Além de impróprios, presentes como
as roupas oferecidas a Lúcia Alckmin
voltam para assombrar os presenteados
Sandra Brasil
Foto arquivo pessoal |
Figueiredo, com o casal Alckmin: ela usa modelo dele |
Bonita e excepcionalmente conservada para seus 54 anos, Maria Lúcia Alckmin passou os dois mandatos do marido, Geraldo Alckmin, do PSDB de São Paulo, envolvida pelo clima provincianamente bajulatório que em geral cerca as esposas de prefeitos ou governadores. Ora era elogiada pelo trabalho social, ora pelo guarda-roupa variado. Projetada ao cenário nacional, na esteira da candidatura presidencial do marido, constatou que o crivo é mais rigoroso. E começou escorregando diante da revelação, feita pelo jornal Folha de S. Paulo, de que uma parte considerável do elogiado guarda-roupa foi recebida a custo zero. Entre 2001 e 2003, o estilista Rogério Figueiredo contabiliza ter confeccionado para ela 200 modelos completos, o que, nas suas contas, dá umas 400 peças no total. Lúcia negou a quantidade, mas não o fato em si. "É mentira que tenha recebido 400 vestidos ou 400 peças de roupa. A afirmação é falsa, absurda, descabida", disse ela a VEJA. "Todos os objetos enviados como presentes – a maioria sem anuência ou conhecimento prévio –, usados ou não, foram doados a entidades assistenciais."
Aceitar roupas de graça é uma tentação que já fisgou muitas mulheres de governantes, escudadas na alegação de que precisam de figurinos variados para compromissos oficiais, mas não recebem verba para isso. Nada elimina o fato de que esse comportamento soa impróprio. Também carece de lógica a desculpa de que as roupas foram doadas: tudo o que é aceito conta como benesse. Pior ainda o fato de que a única doação comprovada – dez vestidos de festa à Fraternidade Irmã Clara – chegou à instituição dois dias depois que a notícia original foi publicada. Figueiredo, que começou como desenhista de vestidos de noiva e bordador, ficou conhecido como "o estilista da primeira-dama" e ganhou projeção. No ano passado, com uma sócia, abriu um ateliê chique em São Paulo. A relação mutuamente benéfica teve início quando foram apresentados numa festa. Dona Lu fez então uma encomenda. "Pouco depois, uma assessora me procurou para dizer que dona Lu não teria condições de pagar pela peça. Eu falei que não precisava. Sabia quanto seria importante vestir uma primeira-dama", diz Figueiredo. Afastaram-se porque, segundo ele, Lúcia passou a preferir a butique de luxo Daslu, onde trabalhava sua filha Sophia. Além de perder a cliente, seus brios profissionais saíram feridos: "Fiquei chateado quando ela mandou roupas de grifes estrangeiras para eu ajustar, como se fosse um costureiro de bairro".

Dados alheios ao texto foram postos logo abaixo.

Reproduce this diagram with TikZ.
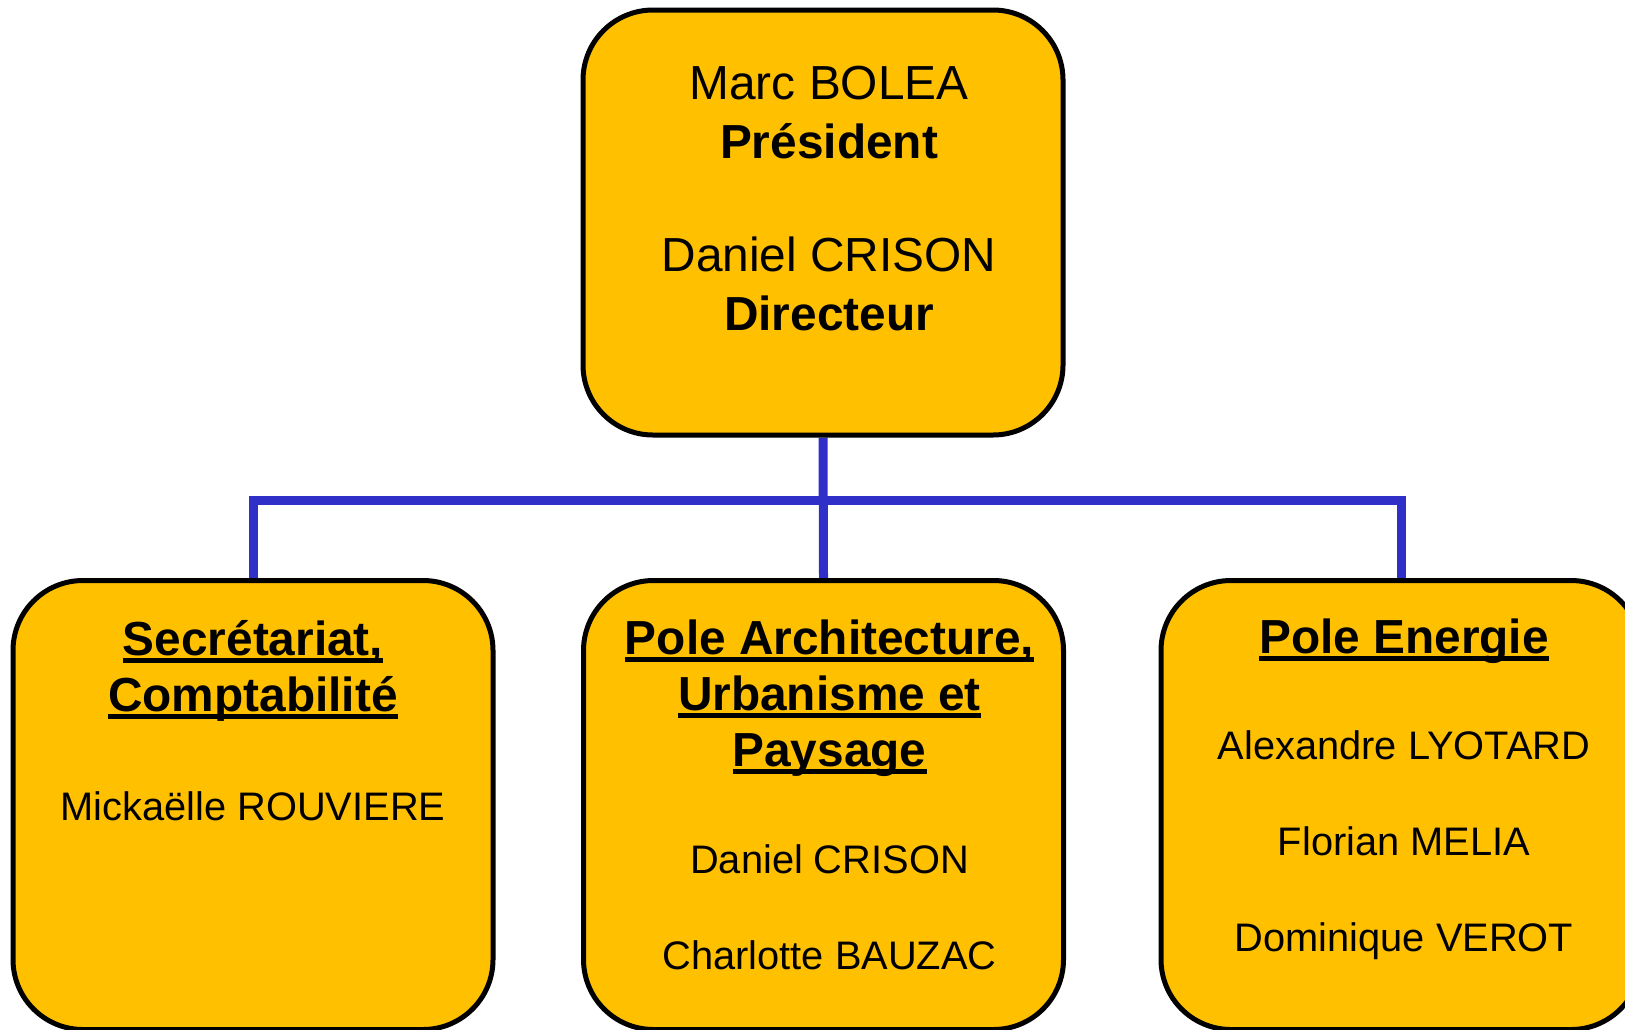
\documentclass[tikz,border=0pt]{standalone}
\usepackage{fontspec}
\setmainfont{Liberation Sans}
\usetikzlibrary{calc}
\usetikzlibrary{backgrounds}
\usetikzlibrary{positioning}

\definecolor{boxorange}{RGB}{255,192,0}
\definecolor{linkblue}{RGB}{48,48,200}
\newsavebox{\ulsave}
\newcommand{\ultext}[1]{\sbox{\ulsave}{#1}\rlap{\usebox{\ulsave}}\rule[-4pt]{\wd\ulsave}{2.5pt}}

\tikzset{
    orgbox/.style={draw=black, line width=2.5pt, fill=boxorange, rounded corners=35pt, minimum width=240pt},
    head/.style={font=\fontsize{23.9}{28}\selectfont\bfseries, align=center, inner sep=0pt, anchor=base},
    names/.style={font=\fontsize{19.9}{48}\selectfont, align=center, inner sep=0pt, anchor=base},
    link/.style={draw=linkblue, line width=4.5pt}
}

\begin{document}
\begin{tikzpicture}[x=0.5pt, y=-0.5pt]
    \useasboundingbox (0,0) rectangle (1625,1029);
    % boxes
    \node[orgbox, minimum height=212.5pt] (pres) at (823,222.5) {};
    \node[orgbox, minimum height=224.5pt] (secr) at (253,805) {};
    \node[orgbox, minimum height=224.5pt] (archi) at (823.5,805) {};
    \node[orgbox, minimum height=224.5pt] (energ) at (1401,805) {};
    % texts (anchored on the last line)
    \node[names, font=\fontsize{23.9}{29.5}\selectfont] (prestxt) at ($(pres.north)+(6,323)$)
        {Marc BOLEA\\ \textbf{Président}\\[27pt] Daniel CRISON\\ \textbf{Directeur}};
    \node[head] (secrhead) at ($(secr.north)+(0,133)$) {\ultext{Secrétariat,}\\ \ultext{Comptabilité}};
    \node[names] (secrnames) at ($(secr.north)+(0,242)$) {Mickaëlle ROUVIERE};
    \node[head] (archihead) at ($(archi.north)+(6,188)$) {\ultext{Pole Architecture,}\\ \ultext{Urbanisme et}\\ \ultext{Paysage}};
    \node[names] (archinames) at ($(archi.north)+(6,391)$) {Daniel CRISON\\ Charlotte BAUZAC};
    \node[head] (energhead) at ($(energ.north)+(3,75)$) {\ultext{Pole Energie}};
    \node[names] (energnames) at ($(energ.north)+(3,373)$) {Alexandre LYOTARD\\ Florian MELIA\\ Dominique VEROT};
    % connectors
    \coordinate (bus) at (823,500);
    \begin{scope}[on background layer]
        \draw[link] (pres.south) -- (archi.north);
        \draw[link] (secr.north) |- (bus) -| (energ.north);
    \end{scope}
\end{tikzpicture}
\end{document}
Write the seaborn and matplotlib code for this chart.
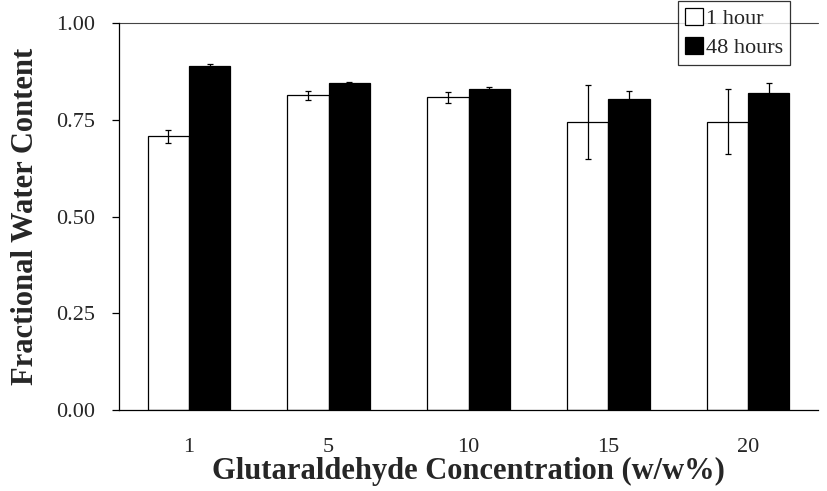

A Comissão de Ética da Presidência da República fixou em 100 reais o valor permitido para brindes a funcionários públicos federais. O advogado Diamantino Silva Filho, especialista em direito público, observa que Lúcia, não sendo uma, não cometeu ilegalidade ao aceitar as roupas. Mas o custo político, debitado na conta do candidato tucano, comprova que nessa esfera não existe presente que saia de graça.